Monday, November 10, 2014

Book deal!

I am so very happy to be able to share the excellent news that I have sold my debut novel, Roses and Rot, in a two-book deal to Joe Monti at Saga Press.

Here is the announcement:

For Saga Press, Simon & Schuster’s science fiction/fantasy imprint, Joe Monti signed Kat Howard to a two-book, world rights deal. Brianne Johnson at Writers House represented Howard, whom Saga described as a protégé of bestselling author Neil Gaiman. The first book in the deal, Roses and Rot, is Howard’s debut novel—she’s published a number of short stories—and, the publisher said, recalls Donna Tartt’s The Secret History. The novel follows a woman who, after being given the chance to attend a prestigious artists’ retreat with her sister, “is faced with the struggle of what to sacrifice for success and family in order to escape her past.”

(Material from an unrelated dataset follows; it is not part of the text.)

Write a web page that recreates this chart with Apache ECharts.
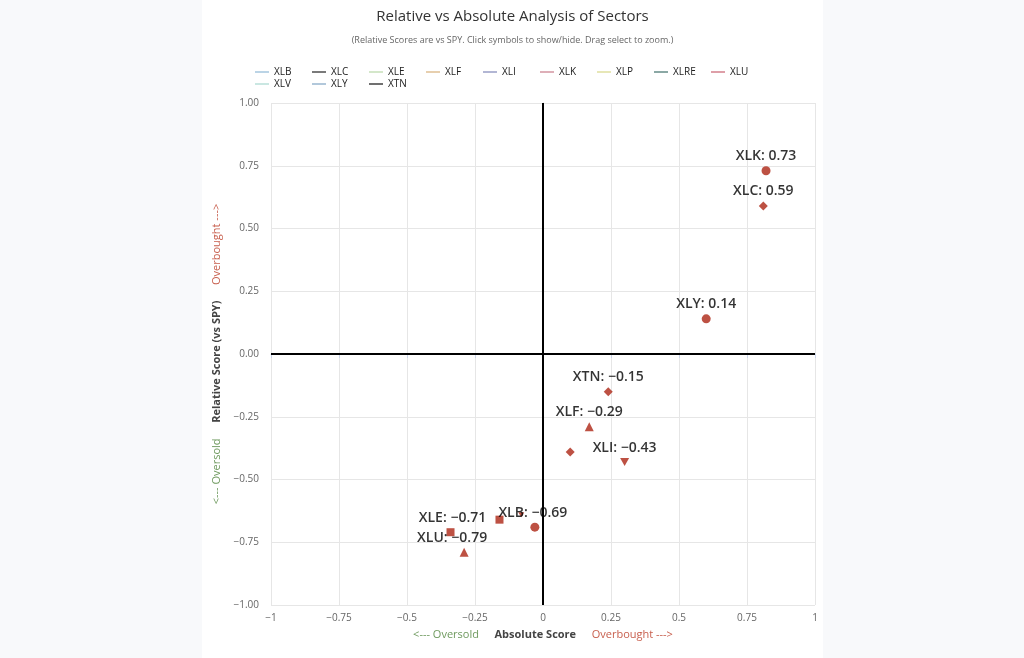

It's a book with two sisters at its heart, and I wrote it for my own sister, and I just really could not be happier about this. I am so grateful to my fabulous agent, Brianne Johnson, to Joe, to Maria Dahvana Headley and Megan Kurashige, who read Roses and Rot when it was the absolute worst hot mess of a draft and helped me make it good, and of course to Neil for his support as well.

I can't wait for all of you to read it.